Recent years have seen growing awareness of ‘greenwashing’. This saw businesses stoking investor appetite with inflated claims about sustainability credentials which couldn’t always be backed up. In the world of investing we likewise now have a plethora of funds to choose from, many of them making claims about sustainability. But how robust are these claims?

To give investors confidence in this area, the European Securities and Markets Authority (ESMA) consulted on guidelines around fund names when those names make claims about ESG and sustainability. These guidelines will eventually apply to UCITS management companies, alternative investment fund managers and managers of European Venture Capital Funds and European Social Entrepreneurship Funds.

So, what will the likely outcomes of this consultation be, and how can both investors and fund managers prepare?

A sustainable approach to regulation

While the guidelines are yet to be finalised, there are a number of measures proposed that fund managers can begin to consider now, especially if making claims about sustainability, ESG and related terms. Overall, the objective of the new guidelines is to ensure that names given to funds in fund documents and marketing doesn’t mislead.

We can anticipate a significant surge in the demand for substantiated claims suggested by fund names. With extensive groundwork already laid in the investment sector for the EU’s Sustainable Finance Disclosures Regulation (SFDR) and global ESG regulations, there's optimism that fund managers will swiftly adapt to building this evidence base. Initiatives such as Fund Labelling in the UK, a regulatory endeavour aimed at aiding consumers in navigation and fostering trust with the introduction of four distinct labels—Sustainability Focus, Sustainability Improvers, Sustainability Impact, and Sustainability Mixed Goals— will further streamline the adaptation process for fund managers.

Fund managers can also expect some further, more specific guidance about what will be expected when it comes to evidencing claims. Funds claiming to be ESG aligned will need to demonstrate that 80% of investments comply with environment and social standards defined under the SFDR. Any fund making claims about sustainability should be able to demonstrate that half of the 80% allocation to ESG investments is related to sustainability.

Alongside these positive requirements, ESMA’s new guidelines will also likely include a range of prohibitions for funds claiming to be sustainable and ESG aligned. Such claims will be considered misleading if the fund is invested in a whole range of sectors including tobacco, coal and oil fuels and controversial weapons.

All of this is designed to ensure that investors looking to invest sustainably, can be assured that their money isn’t supporting enterprises that would seem to be contrary to sustainable growth and the energy transition. For fund managers, it will mean an opportunity to audit fund allocations and ensure that the language being used to describe the fund is an accurate reflection of reality.
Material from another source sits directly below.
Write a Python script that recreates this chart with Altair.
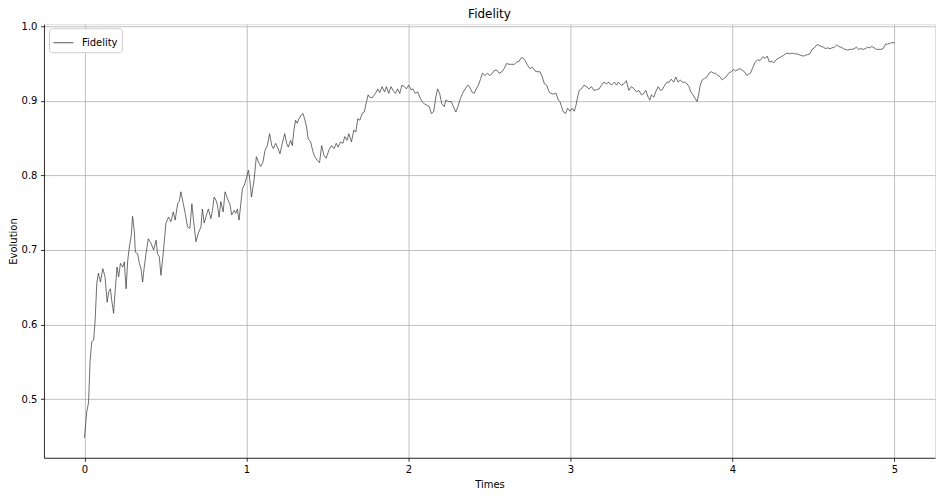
import altair as alt
import pandas as pd

times = [
    0.000, 0.014, 0.025, 0.035, 0.045, 0.057, 0.066, 0.076, 0.086, 0.099,
    0.113, 0.127, 0.140, 0.150, 0.160, 0.168, 0.180, 0.189, 0.201, 0.211,
    0.222, 0.236, 0.246, 0.257, 0.267, 0.277, 0.288, 0.297, 0.308, 0.314,
    0.328, 0.339, 0.349, 0.359, 0.369, 0.380, 0.394, 0.411, 0.427, 0.442,
    0.451, 0.462, 0.472, 0.486, 0.503, 0.519, 0.534, 0.548, 0.560, 0.575,
    0.585, 0.595, 0.610, 0.622, 0.636, 0.651, 0.663, 0.673, 0.688, 0.702,
    0.719, 0.728, 0.739, 0.753, 0.765, 0.780, 0.790, 0.800, 0.811, 0.821,
    0.831, 0.842, 0.856, 0.868, 0.882, 0.897, 0.909, 0.924, 0.934, 0.944,
    0.954, 0.965, 0.975, 0.987, 0.999, 1.012, 1.020, 1.031, 1.047, 1.061,
    1.078, 1.088, 1.102, 1.115, 1.129, 1.143, 1.156, 1.166, 1.180, 1.195,
    1.207, 1.221, 1.236, 1.248, 1.258, 1.273, 1.283, 1.293, 1.303, 1.313,
    1.324, 1.338, 1.349, 1.361, 1.371, 1.381, 1.396, 1.410, 1.422, 1.437,
    1.451, 1.464, 1.478, 1.492, 1.509, 1.525, 1.541, 1.554, 1.566, 1.581,
    1.595, 1.607, 1.621, 1.632, 1.648, 1.663, 1.675, 1.687, 1.700, 1.714,
    1.727, 1.738, 1.751, 1.765, 1.780, 1.796, 1.810, 1.823, 1.837, 1.852,
    1.864, 1.878, 1.892, 1.905, 1.919, 1.933, 1.946, 1.960, 1.975, 1.987,
    2.001, 2.015, 2.028, 2.042, 2.057, 2.069, 2.083, 2.098, 2.114, 2.129,
    2.141, 2.155, 2.169, 2.180, 2.192, 2.206, 2.221, 2.231, 2.248, 2.264,
    2.278, 2.292, 2.305, 2.320, 2.334, 2.350, 2.365, 2.377, 2.391, 2.406,
    2.418, 2.432, 2.446, 2.457, 2.473, 2.488, 2.500, 2.514, 2.531, 2.545,
    2.560, 2.576, 2.590, 2.606, 2.621, 2.637, 2.654, 2.668, 2.683, 2.693,
    2.705, 2.720, 2.734, 2.751, 2.765, 2.781, 2.796, 2.812, 2.826, 2.839,
    2.853, 2.868, 2.880, 2.894, 2.911, 2.925, 2.935, 2.945, 2.956, 2.970,
    2.982, 2.997, 3.011, 3.023, 3.034, 3.044, 3.054, 3.068, 3.083, 3.099,
    3.114, 3.130, 3.145, 3.161, 3.177, 3.191, 3.206, 3.222, 3.237, 3.253,
    3.270, 3.284, 3.294, 3.315, 3.331, 3.345, 3.360, 3.376, 3.393, 3.407,
    3.422, 3.438, 3.453, 3.465, 3.479, 3.490, 3.499, 3.514, 3.526, 3.541,
    3.555, 3.567, 3.582, 3.596, 3.608, 3.622, 3.637, 3.650, 3.664, 3.678,
    3.690, 3.705, 3.719, 3.732, 3.742, 3.756, 3.770, 3.781, 3.791, 3.801,
    3.813, 3.828, 3.842, 3.855, 3.869, 3.884, 3.896, 3.910, 3.924, 3.937,
    3.947, 3.961, 3.976, 3.992, 4.007, 4.019, 4.033, 4.047, 4.060, 4.074,
    4.089, 4.101, 4.111, 4.126, 4.140, 4.156, 4.170, 4.187, 4.201, 4.214,
    4.228, 4.243, 4.255, 4.269, 4.284, 4.300, 4.315, 4.327, 4.341, 4.355,
    4.368, 4.382, 4.397, 4.409, 4.423, 4.438, 4.450, 4.464, 4.478, 4.491,
    4.505, 4.520, 4.532, 4.546, 4.561, 4.573, 4.587, 4.602, 4.614, 4.629,
    4.643, 4.655, 4.669, 4.684, 4.696, 4.711, 4.725, 4.737, 4.751, 4.766,
    4.778, 4.792, 4.807, 4.820, 4.834, 4.848, 4.860, 4.875, 4.889, 4.901,
    4.916, 4.930, 4.945, 4.957, 4.971, 4.983, 5.000,
]

fidelity = [
    0.448, 0.483, 0.495, 0.552, 0.577, 0.579, 0.606, 0.655, 0.669, 0.657,
    0.675, 0.664, 0.630, 0.644, 0.648, 0.633, 0.615, 0.644, 0.677, 0.664,
    0.682, 0.677, 0.684, 0.648, 0.686, 0.704, 0.718, 0.745, 0.724, 0.697,
    0.695, 0.682, 0.675, 0.657, 0.677, 0.695, 0.715, 0.709, 0.700, 0.713,
    0.695, 0.691, 0.666, 0.695, 0.736, 0.744, 0.738, 0.751, 0.740, 0.762,
    0.765, 0.778, 0.762, 0.749, 0.731, 0.729, 0.762, 0.740, 0.711, 0.722,
    0.731, 0.755, 0.736, 0.747, 0.755, 0.742, 0.753, 0.771, 0.767, 0.760,
    0.744, 0.765, 0.751, 0.778, 0.769, 0.762, 0.747, 0.753, 0.749, 0.755,
    0.740, 0.762, 0.782, 0.787, 0.796, 0.807, 0.795, 0.771, 0.794, 0.825,
    0.816, 0.812, 0.818, 0.834, 0.840, 0.856, 0.840, 0.836, 0.843, 0.836,
    0.829, 0.843, 0.856, 0.843, 0.838, 0.847, 0.840, 0.861, 0.874, 0.870,
    0.876, 0.881, 0.883, 0.874, 0.865, 0.849, 0.845, 0.832, 0.825, 0.820,
    0.817, 0.840, 0.827, 0.823, 0.834, 0.840, 0.836, 0.843, 0.838, 0.845,
    0.843, 0.852, 0.847, 0.856, 0.845, 0.861, 0.858, 0.876, 0.874, 0.883,
    0.885, 0.896, 0.908, 0.904, 0.905, 0.910, 0.916, 0.911, 0.919, 0.912,
    0.919, 0.910, 0.919, 0.914, 0.910, 0.916, 0.910, 0.921, 0.919, 0.916,
    0.921, 0.915, 0.916, 0.910, 0.912, 0.905, 0.899, 0.896, 0.894, 0.892,
    0.883, 0.885, 0.905, 0.916, 0.910, 0.896, 0.892, 0.901, 0.899, 0.899,
    0.892, 0.885, 0.892, 0.903, 0.910, 0.916, 0.921, 0.919, 0.912, 0.910,
    0.916, 0.921, 0.930, 0.937, 0.934, 0.937, 0.934, 0.936, 0.941, 0.941,
    0.937, 0.939, 0.943, 0.950, 0.949, 0.949, 0.949, 0.952, 0.953, 0.957,
    0.958, 0.954, 0.948, 0.943, 0.945, 0.940, 0.939, 0.939, 0.932, 0.923,
    0.921, 0.912, 0.910, 0.909, 0.910, 0.901, 0.899, 0.892, 0.885, 0.883,
    0.890, 0.886, 0.890, 0.886, 0.894, 0.905, 0.914, 0.916, 0.921, 0.919,
    0.916, 0.919, 0.914, 0.915, 0.916, 0.921, 0.925, 0.923, 0.925, 0.921,
    0.925, 0.921, 0.925, 0.921, 0.923, 0.927, 0.914, 0.919, 0.916, 0.912,
    0.914, 0.908, 0.910, 0.914, 0.905, 0.901, 0.908, 0.905, 0.912, 0.919,
    0.914, 0.915, 0.921, 0.925, 0.925, 0.929, 0.925, 0.932, 0.925, 0.928,
    0.925, 0.925, 0.923, 0.919, 0.912, 0.908, 0.903, 0.899, 0.908, 0.921,
    0.928, 0.930, 0.932, 0.937, 0.939, 0.937, 0.937, 0.934, 0.932, 0.928,
    0.930, 0.932, 0.937, 0.939, 0.942, 0.940, 0.942, 0.943, 0.941, 0.939,
    0.934, 0.936, 0.937, 0.945, 0.952, 0.955, 0.954, 0.959, 0.957, 0.960,
    0.952, 0.953, 0.951, 0.955, 0.957, 0.959, 0.961, 0.963, 0.964, 0.963,
    0.964, 0.963, 0.963, 0.962, 0.961, 0.960, 0.961, 0.962, 0.963, 0.969,
    0.971, 0.975, 0.975, 0.973, 0.972, 0.970, 0.971, 0.970, 0.971, 0.972,
    0.975, 0.973, 0.972, 0.970, 0.969, 0.968, 0.969, 0.969, 0.970, 0.972,
    0.969, 0.970, 0.969, 0.970, 0.972, 0.971, 0.973, 0.971, 0.969, 0.969,
    0.969, 0.970, 0.976, 0.976, 0.977, 0.978, 0.978,
]

x_ticks = [0, 1, 2, 3, 4, 5]
y_ticks = [0.5, 0.6, 0.7, 0.8, 0.9, 1.0]
chart_title = "Fidelity"

df = pd.DataFrame({"t": times, "f": fidelity, "series": ["Fidelity"] * len(times)})

FONT = "DejaVu Sans"
W, H = 892, 434

line = alt.Chart(df).mark_line(strokeWidth=0.7, interpolate="linear").encode(
    x=alt.X(
        "t:Q",
        scale=alt.Scale(domain=[-0.25, 5.25], nice=False, zero=False),
        axis=alt.Axis(
            title="Times", values=x_ticks, format="d", grid=True,
            gridColor="#b0b0b0", gridWidth=0.8,
            domainColor="black", domainWidth=0.8,
            tickColor="black", tickSize=3.5, tickWidth=0.8,
            labelPadding=3.5, labelFontSize=10, labelColor="black", labelFont=FONT,
            titleFont=FONT, titleFontSize=10, titleFontWeight="normal",
            titleColor="black", titlePadding=5,
        ),
    ),
    y=alt.Y(
        "f:Q",
        scale=alt.Scale(domain=[0.4213, 1.0027], nice=False, zero=False),
        axis=alt.Axis(
            title="Evolution", values=y_ticks, format=".1f", grid=True,
            gridColor="#b0b0b0", gridWidth=0.8,
            domainColor="black", domainWidth=0.8,
            tickColor="black", tickSize=3.5, tickWidth=0.8,
            labelPadding=3.5, labelFontSize=10, labelColor="black", labelFont=FONT,
            titleFont=FONT, titleFontSize=10, titleFontWeight="normal",
            titleColor="black", titlePadding=3,
        ),
    ),
    color=alt.Color(
        "series:N",
        scale=alt.Scale(domain=["Fidelity"], range=["#303030"]),
        legend=alt.Legend(
            title=None, orient="none", legendX=5, legendY=4,
            symbolType="stroke", symbolSize=400, symbolStrokeWidth=0.8,
            labelFont=FONT, labelFontSize=10, labelColor="black", labelOffset=8,
            padding=4, fillColor="white", strokeColor="#cccccc", cornerRadius=3,
        ),
    ),
)

title_text = alt.Chart(pd.DataFrame({"label": [chart_title]})).mark_text(
    font=FONT, fontSize=12, color="black", align="center", baseline="alphabetic"
).encode(
    text="label:N",
    x=alt.value(W / 2),
    y=alt.value(-6),
)

chart = alt.layer(line, title_text).properties(
    width=W,
    height=H,
    autosize=alt.AutoSizeParams(type="none"),
    padding={"left": 36, "top": 16, "right": 1, "bottom": 38},
).configure_view(stroke="black", strokeWidth=0.8).configure(background="white")

chart.save("out.html", embed_options={"renderer": "svg", "actions": False})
We’ve already seen ESMA levelling fines against businesses for greenwashing, so the investment community would be wise to ensure compliance with the new rules, before they go live sometime later in 2024.

While the adoption of the forthcoming ESMA´s new guidelines will follow the review of the AIFMD and UCITS Directive, it is important to emphasise their immediate significance. The unleashing of these guidelines will notably improve transparency for investors and strengthen their confidence, therefore the importance of acting swiftly to avoid any delay with their release.